STATED PROBLEM: Reproduce nothing but the lines from the start of the material through the line that includes "const wellAxis = [[-63.9,-26.3]];", both ends included, and omit every picture.

MATERIAL PROVIDED:
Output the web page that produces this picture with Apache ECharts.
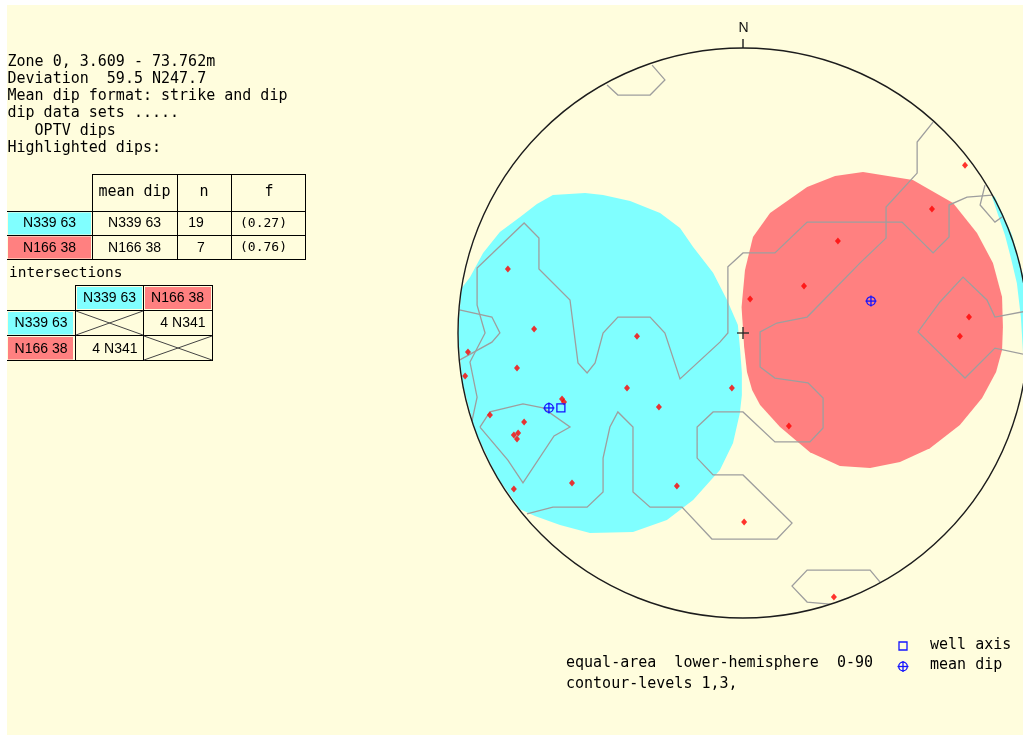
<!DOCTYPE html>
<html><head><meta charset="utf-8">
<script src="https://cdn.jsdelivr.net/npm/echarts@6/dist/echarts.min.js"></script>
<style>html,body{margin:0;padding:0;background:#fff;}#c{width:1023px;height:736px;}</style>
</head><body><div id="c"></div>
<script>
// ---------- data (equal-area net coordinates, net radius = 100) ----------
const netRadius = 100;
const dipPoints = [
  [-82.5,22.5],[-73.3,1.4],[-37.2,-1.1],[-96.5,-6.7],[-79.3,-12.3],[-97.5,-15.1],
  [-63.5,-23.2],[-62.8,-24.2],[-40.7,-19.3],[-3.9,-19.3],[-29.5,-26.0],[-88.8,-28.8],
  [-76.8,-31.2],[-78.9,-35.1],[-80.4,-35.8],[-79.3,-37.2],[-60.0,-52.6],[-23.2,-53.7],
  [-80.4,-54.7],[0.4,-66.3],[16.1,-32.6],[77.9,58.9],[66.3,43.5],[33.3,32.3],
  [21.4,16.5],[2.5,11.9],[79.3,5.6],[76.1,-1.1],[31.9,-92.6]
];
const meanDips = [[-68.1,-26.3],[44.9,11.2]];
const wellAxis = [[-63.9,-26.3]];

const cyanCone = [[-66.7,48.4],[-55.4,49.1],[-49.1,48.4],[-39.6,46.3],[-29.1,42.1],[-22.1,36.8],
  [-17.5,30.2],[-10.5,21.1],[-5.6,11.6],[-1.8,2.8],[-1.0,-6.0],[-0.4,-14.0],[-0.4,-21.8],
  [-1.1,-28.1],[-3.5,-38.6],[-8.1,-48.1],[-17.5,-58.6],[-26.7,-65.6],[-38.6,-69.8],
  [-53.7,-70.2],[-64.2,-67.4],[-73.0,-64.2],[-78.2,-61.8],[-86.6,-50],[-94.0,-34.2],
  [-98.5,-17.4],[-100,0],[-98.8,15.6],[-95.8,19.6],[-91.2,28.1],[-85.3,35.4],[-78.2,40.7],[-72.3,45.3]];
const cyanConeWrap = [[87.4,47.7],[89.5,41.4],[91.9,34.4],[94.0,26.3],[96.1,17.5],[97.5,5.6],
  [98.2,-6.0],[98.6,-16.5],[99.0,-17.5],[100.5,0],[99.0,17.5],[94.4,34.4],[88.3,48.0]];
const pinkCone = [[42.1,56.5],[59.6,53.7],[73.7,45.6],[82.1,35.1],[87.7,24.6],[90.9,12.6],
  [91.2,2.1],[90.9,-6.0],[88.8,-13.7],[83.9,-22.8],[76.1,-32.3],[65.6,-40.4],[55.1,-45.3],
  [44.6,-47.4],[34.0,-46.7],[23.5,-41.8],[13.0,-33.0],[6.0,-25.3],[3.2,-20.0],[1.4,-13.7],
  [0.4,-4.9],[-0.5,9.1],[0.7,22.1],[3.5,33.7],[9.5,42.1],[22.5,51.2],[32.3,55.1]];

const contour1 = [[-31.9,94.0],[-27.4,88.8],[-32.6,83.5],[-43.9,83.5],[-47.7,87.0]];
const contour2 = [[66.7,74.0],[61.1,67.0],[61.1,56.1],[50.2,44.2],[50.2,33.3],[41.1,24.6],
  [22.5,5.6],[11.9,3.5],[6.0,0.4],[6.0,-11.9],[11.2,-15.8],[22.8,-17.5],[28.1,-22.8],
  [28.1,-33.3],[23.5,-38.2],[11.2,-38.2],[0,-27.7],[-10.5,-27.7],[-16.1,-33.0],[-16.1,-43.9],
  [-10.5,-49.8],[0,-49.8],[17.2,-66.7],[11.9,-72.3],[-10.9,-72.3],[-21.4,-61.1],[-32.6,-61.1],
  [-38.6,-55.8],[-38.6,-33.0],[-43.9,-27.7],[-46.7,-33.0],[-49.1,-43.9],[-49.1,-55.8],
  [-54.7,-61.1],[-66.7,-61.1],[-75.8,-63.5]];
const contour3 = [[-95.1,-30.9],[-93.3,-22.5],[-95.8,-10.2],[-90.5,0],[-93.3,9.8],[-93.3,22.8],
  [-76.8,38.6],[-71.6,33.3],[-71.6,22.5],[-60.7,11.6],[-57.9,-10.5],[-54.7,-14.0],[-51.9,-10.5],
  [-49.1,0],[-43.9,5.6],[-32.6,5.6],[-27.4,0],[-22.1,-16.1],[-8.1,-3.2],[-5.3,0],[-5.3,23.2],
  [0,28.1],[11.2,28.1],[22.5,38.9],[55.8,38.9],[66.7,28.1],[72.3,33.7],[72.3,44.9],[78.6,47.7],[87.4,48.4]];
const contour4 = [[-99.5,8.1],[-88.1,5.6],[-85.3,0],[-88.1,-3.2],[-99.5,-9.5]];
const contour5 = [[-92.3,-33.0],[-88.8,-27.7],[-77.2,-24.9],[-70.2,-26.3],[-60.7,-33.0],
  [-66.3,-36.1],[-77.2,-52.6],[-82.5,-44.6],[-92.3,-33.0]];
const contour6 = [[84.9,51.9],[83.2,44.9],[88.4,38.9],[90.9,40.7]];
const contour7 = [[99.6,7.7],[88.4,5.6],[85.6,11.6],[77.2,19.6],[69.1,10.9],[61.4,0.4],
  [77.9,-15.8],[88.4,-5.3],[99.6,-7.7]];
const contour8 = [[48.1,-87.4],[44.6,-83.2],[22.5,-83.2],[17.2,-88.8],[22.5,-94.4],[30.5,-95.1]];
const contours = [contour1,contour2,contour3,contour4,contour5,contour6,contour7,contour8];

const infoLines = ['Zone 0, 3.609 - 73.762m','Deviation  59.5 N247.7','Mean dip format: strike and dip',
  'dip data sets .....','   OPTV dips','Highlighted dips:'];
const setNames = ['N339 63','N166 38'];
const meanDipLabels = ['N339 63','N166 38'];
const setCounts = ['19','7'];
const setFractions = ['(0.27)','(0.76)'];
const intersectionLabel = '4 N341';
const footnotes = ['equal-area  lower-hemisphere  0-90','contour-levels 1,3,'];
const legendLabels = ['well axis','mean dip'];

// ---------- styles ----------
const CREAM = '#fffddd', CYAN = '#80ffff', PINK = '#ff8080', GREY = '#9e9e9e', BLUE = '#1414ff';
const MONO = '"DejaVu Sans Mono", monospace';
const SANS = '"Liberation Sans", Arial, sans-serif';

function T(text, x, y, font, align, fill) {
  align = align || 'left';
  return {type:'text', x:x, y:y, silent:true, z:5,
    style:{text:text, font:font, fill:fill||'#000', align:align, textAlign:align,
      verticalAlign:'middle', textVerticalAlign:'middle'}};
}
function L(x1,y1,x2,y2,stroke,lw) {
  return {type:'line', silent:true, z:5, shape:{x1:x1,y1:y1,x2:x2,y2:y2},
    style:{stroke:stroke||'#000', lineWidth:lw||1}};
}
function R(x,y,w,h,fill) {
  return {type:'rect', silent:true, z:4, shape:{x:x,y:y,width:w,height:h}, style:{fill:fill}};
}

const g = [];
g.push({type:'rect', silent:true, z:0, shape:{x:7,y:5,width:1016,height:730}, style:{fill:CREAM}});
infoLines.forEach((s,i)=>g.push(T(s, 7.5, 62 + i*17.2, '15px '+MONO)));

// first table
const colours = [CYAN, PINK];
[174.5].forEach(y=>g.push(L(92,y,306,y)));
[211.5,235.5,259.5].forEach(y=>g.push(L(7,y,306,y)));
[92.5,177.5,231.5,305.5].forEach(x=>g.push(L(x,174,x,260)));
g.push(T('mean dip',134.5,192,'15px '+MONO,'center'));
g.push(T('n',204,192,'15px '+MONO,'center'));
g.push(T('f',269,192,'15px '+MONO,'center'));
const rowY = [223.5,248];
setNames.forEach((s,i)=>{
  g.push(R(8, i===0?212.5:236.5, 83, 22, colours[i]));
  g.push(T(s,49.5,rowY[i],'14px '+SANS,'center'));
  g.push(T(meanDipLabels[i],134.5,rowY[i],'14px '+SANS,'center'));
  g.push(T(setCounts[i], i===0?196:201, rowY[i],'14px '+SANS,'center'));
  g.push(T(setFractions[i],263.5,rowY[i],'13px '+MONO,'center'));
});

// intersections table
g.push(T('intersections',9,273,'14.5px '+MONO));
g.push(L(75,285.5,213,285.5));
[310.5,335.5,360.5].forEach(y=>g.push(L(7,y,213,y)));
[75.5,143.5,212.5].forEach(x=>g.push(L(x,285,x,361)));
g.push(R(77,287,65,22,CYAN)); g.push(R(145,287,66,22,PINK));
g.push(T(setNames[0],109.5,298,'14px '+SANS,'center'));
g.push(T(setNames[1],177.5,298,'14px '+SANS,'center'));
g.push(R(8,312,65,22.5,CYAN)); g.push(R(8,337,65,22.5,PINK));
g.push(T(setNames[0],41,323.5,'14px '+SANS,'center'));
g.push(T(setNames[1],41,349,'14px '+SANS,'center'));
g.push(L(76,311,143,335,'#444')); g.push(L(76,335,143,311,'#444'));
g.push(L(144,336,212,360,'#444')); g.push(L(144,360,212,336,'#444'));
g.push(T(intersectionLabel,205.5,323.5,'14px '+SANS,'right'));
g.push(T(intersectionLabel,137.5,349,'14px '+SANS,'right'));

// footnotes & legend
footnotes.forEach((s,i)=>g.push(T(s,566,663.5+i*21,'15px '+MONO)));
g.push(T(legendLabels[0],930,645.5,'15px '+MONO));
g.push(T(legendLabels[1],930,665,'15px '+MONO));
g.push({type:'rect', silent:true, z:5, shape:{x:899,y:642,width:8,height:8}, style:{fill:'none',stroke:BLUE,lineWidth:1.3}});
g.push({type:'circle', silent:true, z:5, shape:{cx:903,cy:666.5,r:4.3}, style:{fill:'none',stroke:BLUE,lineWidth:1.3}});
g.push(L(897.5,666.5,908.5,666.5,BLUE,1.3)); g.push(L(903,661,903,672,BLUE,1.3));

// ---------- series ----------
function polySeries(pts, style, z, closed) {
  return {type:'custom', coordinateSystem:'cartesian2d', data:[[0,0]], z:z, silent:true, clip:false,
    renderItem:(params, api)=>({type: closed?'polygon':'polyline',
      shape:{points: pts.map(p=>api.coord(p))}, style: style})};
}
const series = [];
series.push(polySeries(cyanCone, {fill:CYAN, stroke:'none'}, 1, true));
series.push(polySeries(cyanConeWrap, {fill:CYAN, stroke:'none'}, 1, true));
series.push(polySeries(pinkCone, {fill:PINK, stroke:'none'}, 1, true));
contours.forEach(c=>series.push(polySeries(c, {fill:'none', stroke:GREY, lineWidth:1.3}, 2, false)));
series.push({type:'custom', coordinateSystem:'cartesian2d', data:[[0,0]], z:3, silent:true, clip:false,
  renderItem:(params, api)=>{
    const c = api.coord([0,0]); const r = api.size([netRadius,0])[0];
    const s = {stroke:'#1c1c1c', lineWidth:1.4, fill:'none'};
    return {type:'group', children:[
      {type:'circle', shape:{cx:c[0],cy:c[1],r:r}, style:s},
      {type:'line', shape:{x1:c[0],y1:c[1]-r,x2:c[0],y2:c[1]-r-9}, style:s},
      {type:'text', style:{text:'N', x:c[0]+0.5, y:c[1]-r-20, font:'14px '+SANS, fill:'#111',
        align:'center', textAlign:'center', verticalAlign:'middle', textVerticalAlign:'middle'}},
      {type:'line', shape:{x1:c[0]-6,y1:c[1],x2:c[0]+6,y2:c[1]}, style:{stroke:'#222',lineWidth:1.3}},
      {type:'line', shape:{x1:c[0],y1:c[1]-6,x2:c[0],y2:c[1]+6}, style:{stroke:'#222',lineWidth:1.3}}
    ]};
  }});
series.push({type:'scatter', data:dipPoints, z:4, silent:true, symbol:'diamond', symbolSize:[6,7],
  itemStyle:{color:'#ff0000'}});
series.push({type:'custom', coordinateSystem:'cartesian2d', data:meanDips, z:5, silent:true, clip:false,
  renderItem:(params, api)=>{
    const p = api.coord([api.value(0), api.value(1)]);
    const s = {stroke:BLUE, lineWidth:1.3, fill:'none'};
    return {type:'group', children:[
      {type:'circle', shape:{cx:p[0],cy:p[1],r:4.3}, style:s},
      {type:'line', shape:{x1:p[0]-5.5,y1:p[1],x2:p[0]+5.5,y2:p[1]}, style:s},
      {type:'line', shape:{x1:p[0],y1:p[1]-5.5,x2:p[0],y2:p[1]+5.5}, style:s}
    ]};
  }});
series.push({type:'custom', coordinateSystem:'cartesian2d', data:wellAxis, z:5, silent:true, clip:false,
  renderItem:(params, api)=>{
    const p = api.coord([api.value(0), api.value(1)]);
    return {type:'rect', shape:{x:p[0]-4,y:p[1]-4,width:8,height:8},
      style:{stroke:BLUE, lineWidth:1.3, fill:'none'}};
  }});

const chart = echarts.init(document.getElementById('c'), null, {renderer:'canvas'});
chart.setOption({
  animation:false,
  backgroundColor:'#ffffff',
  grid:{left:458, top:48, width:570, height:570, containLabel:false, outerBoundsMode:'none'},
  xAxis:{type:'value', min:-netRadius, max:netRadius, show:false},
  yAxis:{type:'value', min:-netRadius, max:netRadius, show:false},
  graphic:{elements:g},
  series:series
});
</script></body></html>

ANSWER:
Output the web page that produces this picture with Apache ECharts.
<!DOCTYPE html>
<html><head><meta charset="utf-8">
<script src="https://cdn.jsdelivr.net/npm/echarts@6/dist/echarts.min.js"></script>
<style>html,body{margin:0;padding:0;background:#fff;}#c{width:1023px;height:736px;}</style>
</head><body><div id="c"></div>
<script>
// ---------- data (equal-area net coordinates, net radius = 100) ----------
const netRadius = 100;
const dipPoints = [
  [-82.5,22.5],[-73.3,1.4],[-37.2,-1.1],[-96.5,-6.7],[-79.3,-12.3],[-97.5,-15.1],
  [-63.5,-23.2],[-62.8,-24.2],[-40.7,-19.3],[-3.9,-19.3],[-29.5,-26.0],[-88.8,-28.8],
  [-76.8,-31.2],[-78.9,-35.1],[-80.4,-35.8],[-79.3,-37.2],[-60.0,-52.6],[-23.2,-53.7],
  [-80.4,-54.7],[0.4,-66.3],[16.1,-32.6],[77.9,58.9],[66.3,43.5],[33.3,32.3],
  [21.4,16.5],[2.5,11.9],[79.3,5.6],[76.1,-1.1],[31.9,-92.6]
];
const meanDips = [[-68.1,-26.3],[44.9,11.2]];
const wellAxis = [[-63.9,-26.3]];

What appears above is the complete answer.